Balayons devant notre propre porte. En Russie en 1917 : « … la classe ouvrière n’avait rien contre le partage des terres, du moins dans l’immédiat. Les paysans voulaient en finir avec une guerre où ils se faisaient massacrer par un régime qui ne daignait rien leur accorder. Chez eux les bolcheviques ne trouvaient guère d’écho. Mais comme ils formaient le seul parti qui n’était pas compromis avec le régime, ils pouvaient leur céder momentanément, Saint Pétersbourg valant bien une messe. C’est ce qu’ils firent en prenant les rênes du gouvernement et, plus tard après le chaos de la guerre civile. Ensuite les bolcheviques se retournèrent contre ceux qui leur avaient ouvert la route du pouvoir et contraignirent la paysannerie au collectivisme pour en faire la source et la victime de l’accumulation primitive socialiste ».

6. La petite bourgeoisie ne peut rien sans le prolétariat :

Ainsi l’histoire ancienne nous rend modeste. Contre les menteurs publicistes de la classe dominante qui exaltent des révoltes impuissantes, les « révolutions de jasmin » et autres « occupations des indignés » ne dérangent pas le système tant que la classe ouvrière ne se porte pas au combat politique, et pas simplement économique. Les mouvements de protestation contre les dictatures militaristes sanglantes ne peuvent pas adopter pour l’heure autre chose qu’une tactique pacifiste, comme d’ailleurs les manifestations contre la guerre en 1905 et 1917 en Russie, et elles font l’objet de toute notre admiration et compassion pour les jeunes vies détruites par les dictatures sanguinaires appuyées de toute manière par l’oligarchie occidentale. Il faudra que les jeunes petits bourgeois se résolvent à « tomber dans le prolétariat » et non pas à aspirer à de meilleures promotions dans la barbarie existante. Il faudra que cessent de se suicider ces membres des couches intermédiaires salariées. Le suicide représente justement l'absence de perspective et personnelle et politique de l'individu humilié, isolé. Il faudra que ces "cadres" (qui font partie du haut du panier mais de fait de plus en plus traités comme de vulgaires employés) acceptent de laisser la première place au prolétariat qui pour l’heure est encore bluffé par les « particularismes » et le faux problème religieux. Les campagnes antiracistes ou communautaristes sont donc directement responsables de l’absence de solidarité active des prolétaires européens envers leurs frères de classe martyrisés dans le croissant arabe.

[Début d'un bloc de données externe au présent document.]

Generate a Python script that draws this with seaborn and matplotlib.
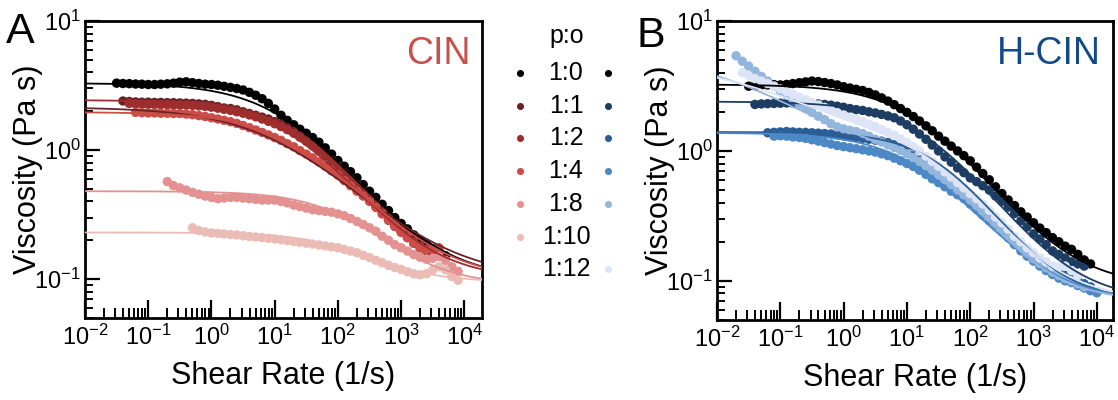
import numpy as np
import pandas as pd
import matplotlib
matplotlib.use("Agg")
import matplotlib.pyplot as plt
import seaborn as sns
from matplotlib.ticker import LogLocator, FuncFormatter, NullFormatter

# shear rate sweep, 10 points per decade
shear_rate = [0.01, 0.0126, 0.0158, 0.02, 0.0251, 0.0316, 0.0398, 0.0501, 0.0631, 0.0794,
              0.1, 0.126, 0.158, 0.2, 0.251, 0.316, 0.398, 0.501, 0.631, 0.794,
              1, 1.26, 1.58, 2, 2.51, 3.16, 3.98, 5.01, 6.31, 7.94,
              10, 12.6, 15.8, 20, 25.1, 31.6, 39.8, 50.1, 63.1, 79.4,
              100, 126, 158, 200, 251, 316, 398, 501, 631, 794,
              1000, 1259, 1585, 1995, 2512, 3162, 3981, 5012, 6310, 7943, 10000]

legend_ratios = ['1:0', '1:1', '1:2', '1:4', '1:8', '1:10', '1:12']
legend_red = ['#000000', '#6b2226', '#9e2d2d', '#cc4d47', '#e39191', '#ebbcb5', None]
legend_blue = ['#000000', '#1d3d63', '#2b5e97', '#4c88c6', '#93b6dc', None, '#dce4f5']

# ---- CIN (panel A) viscosity, Pa s ----
cin_ratios = ['1:0', '1:1', '1:2', '1:4', '1:8', '1:10']
cin_colors = ['#000000', '#6b2226', '#9e2d2d', '#cc4d47', '#e39191', '#ebbcb5']
cin_start = [5, 6, 7, 8, 13, 17]   # index of first shear rate
cin_1_0 = [3.30, 3.28, 3.27, 3.25, 3.24,
           3.22, 3.22, 3.24, 3.26, 3.30, 3.36, 3.38, 3.33, 3.28, 3.24,
           3.22, 3.18, 3.12, 3.06, 3.00, 2.92, 2.80, 2.66, 2.50, 2.30,
           2.08, 1.86, 1.70, 1.57, 1.45, 1.35, 1.25, 1.15, 1.04, 0.93,
           0.83, 0.75, 0.68, 0.61, 0.54, 0.48, 0.43, 0.38, 0.34, 0.30,
           0.27, 0.245, 0.22, 0.20, 0.185, 0.172, 0.16, 0.152]
cin_1_1 = [2.40, 2.38, 2.36, 2.35,
           2.35, 2.34, 2.34, 2.33, 2.33, 2.32, 2.31, 2.30, 2.28, 2.26,
           2.22, 2.17, 2.12, 2.10, 2.05, 1.98, 1.92, 1.86, 1.80, 1.74,
           1.66, 1.58, 1.49, 1.40, 1.30, 1.20, 1.10, 1.00, 0.91, 0.83,
           0.75, 0.67, 0.60, 0.54, 0.48, 0.43, 0.38, 0.34, 0.30, 0.265,
           0.235, 0.21, 0.19, 0.175, 0.165, 0.16]
cin_1_2 = [2.30, 2.28, 2.27,
           2.26, 2.26, 2.25, 2.25, 2.24, 2.24, 2.23, 2.22, 2.20, 2.18,
           2.15, 2.11, 2.07, 2.03, 1.98, 1.93, 1.87, 1.81, 1.74, 1.67,
           1.60, 1.52, 1.44, 1.35, 1.26, 1.17, 1.08, 0.99, 0.90, 0.82,
           0.74, 0.66, 0.59, 0.53, 0.47, 0.42, 0.37, 0.33, 0.29, 0.26,
           0.235, 0.215, 0.195, 0.18, 0.17, 0.165, 0.16]
cin_1_4 = [1.96, 1.95,
           1.94, 1.94, 1.93, 1.93, 1.92, 1.92, 1.90, 1.88, 1.85, 1.82,
           1.78, 1.74, 1.70, 1.66, 1.61, 1.55, 1.49, 1.43, 1.37, 1.31,
           1.25, 1.19, 1.12, 1.06, 0.99, 0.93, 0.87, 0.81, 0.75, 0.69,
           0.64, 0.58, 0.53, 0.48, 0.44, 0.40, 0.36, 0.32, 0.285, 0.255,
           0.23, 0.21, 0.19, 0.175, 0.168, 0.17, 0.175]
cin_1_8 = [0.57, 0.53, 0.51, 0.49, 0.47, 0.455, 0.44,
           0.43, 0.42, 0.425, 0.43, 0.43, 0.425, 0.42, 0.415, 0.41, 0.41,
           0.41, 0.40, 0.39, 0.375, 0.365, 0.355, 0.345, 0.34, 0.335, 0.33,
           0.32, 0.31, 0.295, 0.28, 0.265, 0.25, 0.235, 0.215, 0.20, 0.185,
           0.175, 0.165, 0.155, 0.148, 0.143, 0.145, 0.15, 0.14, 0.125, 0.115]
cin_1_10 = [0.25, 0.238, 0.232,
            0.228, 0.226, 0.224, 0.222, 0.22, 0.217, 0.214, 0.212, 0.21, 0.207,
            0.205, 0.202, 0.199, 0.196, 0.193, 0.19, 0.187, 0.184, 0.181, 0.178,
            0.175, 0.17, 0.165, 0.16, 0.153, 0.147, 0.14, 0.134, 0.128, 0.123,
            0.119, 0.114, 0.11, 0.108, 0.11, 0.118, 0.125, 0.118, 0.105, 0.098]
cin_data = [cin_1_0, cin_1_1, cin_1_2, cin_1_4, cin_1_8, cin_1_10]
# cross model fit: eta_inf, a1, lam1, m1, a2, lam2, m2
cin_fit = [(0.10, 3.20, 0.064, 0.68, 0, 1, 1),
           (0.10, 2.05, 0.080, 0.55, 0, 1, 1),
           (0.10, 2.34, 0.050, 0.70, 0, 1, 1),
           (0.10, 1.87, 0.040, 0.65, 0, 1, 1),
           (0.09, 0.39, 0.0062, 0.75, 0, 1, 1),
           (0.095, 0.135, 0.0057, 0.77, 0, 1, 1)]

# ---- H-CIN (panel B) ----
hcin_ratios = ['1:0', '1:1', '1:2', '1:4', '1:8', '1:12']
hcin_colors = ['#000000', '#1d3d63', '#2b5e97', '#4c88c6', '#93b6dc', '#dce4f5']
hcin_start = [5, 6, 8, 9, 3, 4]
hcin_1_0 = [3.15, 3.18, 3.20, 3.22, 3.24,
            3.22, 3.25, 3.30, 3.35, 3.40, 3.45, 3.42, 3.36, 3.30, 3.22,
            3.12, 3.05, 2.98, 2.92, 2.82, 2.70, 2.56, 2.42, 2.27, 2.12,
            1.98, 1.84, 1.70, 1.56, 1.43, 1.30, 1.19, 1.09, 1.00, 0.92,
            0.84, 0.75, 0.67, 0.60, 0.53, 0.47, 0.42, 0.38, 0.34, 0.31,
            0.28, 0.255, 0.235, 0.215, 0.20, 0.185, 0.175, 0.16, 0.145, 0.135]
hcin_1_1 = [2.28, 2.30, 2.31, 2.32,
            2.33, 2.34, 2.34, 2.33, 2.32, 2.31, 2.30, 2.28, 2.25, 2.21,
            2.17, 2.12, 2.08, 2.05, 2.00, 1.96, 1.91, 1.86, 1.80, 1.70,
            1.59, 1.47, 1.35, 1.23, 1.11, 1.00, 0.90, 0.82, 0.74, 0.68,
            0.62, 0.58, 0.54, 0.50, 0.45, 0.41, 0.37, 0.33, 0.29, 0.26,
            0.23, 0.21, 0.19, 0.17, 0.16, 0.15, 0.14, 0.135, 0.13]
hcin_1_2 = [1.38, 1.39,
            1.40, 1.41, 1.40, 1.39, 1.39, 1.38, 1.37, 1.36, 1.35, 1.33,
            1.31, 1.29, 1.27, 1.25, 1.23, 1.21, 1.19, 1.16, 1.12, 1.08,
            1.03, 0.98, 0.92, 0.86, 0.80, 0.73, 0.67, 0.61, 0.56, 0.51,
            0.46, 0.42, 0.38, 0.34, 0.30, 0.27, 0.24, 0.21, 0.19, 0.17,
            0.155, 0.14, 0.13, 0.12, 0.115, 0.11, 0.105, 0.10, 0.095, 0.09]
hcin_1_4 = [1.30,
            1.31, 1.30, 1.28, 1.27, 1.25, 1.22, 1.19, 1.16, 1.13, 1.10,
            1.08, 1.06, 1.04, 1.02, 1.00, 0.98, 0.95, 0.92, 0.88, 0.84,
            0.80, 0.76, 0.71, 0.66, 0.61, 0.57, 0.53, 0.49, 0.46, 0.43,
            0.39, 0.355, 0.32, 0.29, 0.265, 0.24, 0.215, 0.19, 0.17, 0.155,
            0.142, 0.13, 0.12, 0.112, 0.105, 0.10, 0.097, 0.092, 0.088, 0.084, 0.081]
hcin_1_8 = [5.4, 4.9, 4.5, 4.1, 3.75, 3.45, 3.15,
            2.9, 2.68, 2.48, 2.28, 2.12, 1.98, 1.85, 1.74, 1.62, 1.53,
            1.48, 1.44, 1.41, 1.36, 1.30, 1.23, 1.17, 1.11, 1.06, 1.01,
            0.95, 0.89, 0.83, 0.77, 0.71, 0.65, 0.60, 0.55, 0.50, 0.46,
            0.42, 0.38, 0.345, 0.31, 0.28, 0.25, 0.225, 0.20, 0.18, 0.163,
            0.148, 0.136, 0.126, 0.117, 0.11, 0.104, 0.10, 0.095, 0.09]
hcin_1_12 = [4.0, 3.8, 3.6, 3.45, 3.3, 3.15,
             3.0, 2.85, 2.72, 2.6, 2.48, 2.36, 2.26, 2.16, 2.06, 1.97,
             1.89, 1.82, 1.75, 1.68, 1.61, 1.54, 1.46, 1.39, 1.32, 1.24,
             1.16, 1.08, 1.0, 0.91, 0.83, 0.76, 0.69, 0.63, 0.57, 0.52,
             0.47, 0.43, 0.39, 0.35, 0.31, 0.28, 0.25, 0.22, 0.20, 0.18,
             0.165, 0.15, 0.14, 0.13, 0.128, 0.13, 0.12, 0.11]
hcin_data = [hcin_1_0, hcin_1_1, hcin_1_2, hcin_1_4, hcin_1_8, hcin_1_12]
hcin_fit = [(0.09, 3.16, 0.060, 0.70, 0, 1, 1),
            (0.07, 2.33, 0.045, 0.72, 0, 1, 1),
            (0.07, 1.33, 0.025, 0.80, 0, 1, 1),
            (0.07, 1.31, 0.060, 0.70, 0, 1, 1),
            (0.07, 4.00, 30.0, 0.60, 1.0, 0.03, 0.8),
            (0.07, 3.60, 20.0, 0.50, 1.1, 0.03, 0.8)]


def cross(x, p):
    eta_inf, a1, lam1, m1, a2, lam2, m2 = p
    return eta_inf + a1 / (1 + (lam1 * x) ** m1) + a2 / (1 + (lam2 * x) ** m2)


def to_frame(ratios, starts, data):
    rows = []
    for r, s, y in zip(ratios, starts, data):
        for x, v in zip(shear_rate[s:s + len(y)], y):
            rows.append((r, x, v))
    return pd.DataFrame(rows, columns=['ratio', 'rate', 'visc'])


sns.set_style('white')
plt.rcParams['font.family'] = ['Liberation Sans', 'DejaVu Sans']
plt.rcParams['mathtext.default'] = 'regular'
for k in ['text.color', 'axes.labelcolor', 'xtick.color', 'ytick.color', 'axes.edgecolor']:
    plt.rcParams[k] = 'black'

fig = plt.figure(figsize=(11.18, 4.0), dpi=100)
W, H = 1118, 400


def px_axes(l, t, r, b):
    return fig.add_axes([l / W, 1 - b / H, (r - l) / W, (b - t) / H])


def sci(v, pos):
    return r'$\mathregular{10^{%d}}$' % int(round(np.log10(v)))


def panel(ax, ratios, starts, data, fits, colors, xmax, name, ncolor):
    df = to_frame(ratios, starts, data)
    pal = dict(zip(ratios, colors))
    ax.set_xscale('log')
    ax.set_yscale('log')
    sns.scatterplot(data=df, x='rate', y='visc', hue='ratio', hue_order=ratios,
                    palette=pal, s=46, linewidth=0, alpha=1, legend=False, ax=ax, zorder=2)
    xf = np.logspace(-2, np.log10(xmax), 300)
    for r, p in zip(ratios, fits):
        ax.plot(xf, cross(xf, p), color=pal[r], lw=1.3, zorder=3)
    ax.set_xlim(0.01, xmax)
    ax.set_ylim(0.05, 10)
    ax.xaxis.set_major_locator(LogLocator(base=10, numticks=20))
    ax.xaxis.set_minor_locator(LogLocator(base=10, subs=np.arange(2, 10), numticks=100))
    ax.yaxis.set_major_locator(LogLocator(base=10, numticks=20))
    ax.yaxis.set_minor_locator(LogLocator(base=10, subs=np.arange(2, 10), numticks=100))
    ax.xaxis.set_major_formatter(FuncFormatter(sci))
    ax.yaxis.set_major_formatter(FuncFormatter(sci))
    ax.xaxis.set_minor_formatter(NullFormatter())
    ax.yaxis.set_minor_formatter(NullFormatter())
    ax.tick_params(axis='x', which='major', direction='in', length=13, width=1.6,
                   labelsize=17, pad=5, bottom=True, top=False)
    ax.tick_params(axis='x', which='minor', direction='in', length=7, width=1.4,
                   bottom=True, top=False)
    ax.tick_params(axis='y', which='major', direction='in', length=11, width=1.6,
                   labelsize=17, pad=3, left=True, right=False)
    ax.tick_params(axis='y', which='minor', direction='in', length=6, width=1.4,
                   left=True, right=False)
    for sp in ax.spines.values():
        sp.set_linewidth(2)
        sp.set_color('black')
    ax.set_xlabel('Shear Rate (1/s)', fontsize=22)
    ax.set_ylabel('Viscosity (Pa s)', fontsize=22)
    ax.xaxis.set_label_coords(0.5, -0.145)
    ax.yaxis.set_label_coords(-0.105, 0.5)
    ax.text(0.97, 0.855, name, transform=ax.transAxes, ha='right', va='baseline',
            fontsize=27, color=ncolor)


axA = px_axes(85, 21, 482, 318)
axB = px_axes(717, 21, 1113, 320)
panel(axA, cin_ratios, cin_start, cin_data, cin_fit, cin_colors, 1.9e4, 'CIN', '#c8504b')
panel(axB, hcin_ratios, hcin_start, hcin_data, hcin_fit, hcin_colors, 1.8e4, 'H-CIN', '#124a8a')

fig.text(6 / W, 1 - 43 / H, 'A', fontsize=31, ha='left', va='baseline')
fig.text(636 / W, 1 - 47 / H, 'B', fontsize=31, ha='left', va='baseline')

# legend in the gap between panels
leg = fig.add_axes([0, 0, 1, 1])
leg.set_xlim(0, W)
leg.set_ylim(H, 0)
leg.axis('off')
leg.patch.set_alpha(0)
leg.text(567, 36, 'p:o', fontsize=18, ha='center', va='center')
row_y = 73
for lab, cr, cb in zip(legend_ratios, legend_red, legend_blue):
    leg.text(566, row_y, lab, fontsize=18, ha='center', va='center')
    if cr is not None:
        leg.scatter([520], [row_y], s=26, color=cr, linewidth=0)
    if cb is not None:
        leg.scatter([608], [row_y], s=26, color=cb, linewidth=0)
    row_y += 32.7

fig.savefig('out.png', dpi=100)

Enfin, comme pour le rapport seigneur/paysan, et comme le dit si bien le communiqué de nos chers camarades bordiguistes : « S’ils (les prolétaires européens) continuent à rester prisonniers des illusions de la démocratie parlementaire, qui propose une éternelle discussion entre des forces politique de gauche ou de droite, toutes intéressées à, « sauver l’économie grecque » ce qui signifie sauver les profits du capitalisme grec – et à leur faire accepter les sacrifices, les travailleurs sont condamnés à ne pas pouvoir se défendre ».

Qu’on se le dise et le redise, c’est bien d’un combat clairement politique qu’il sagit.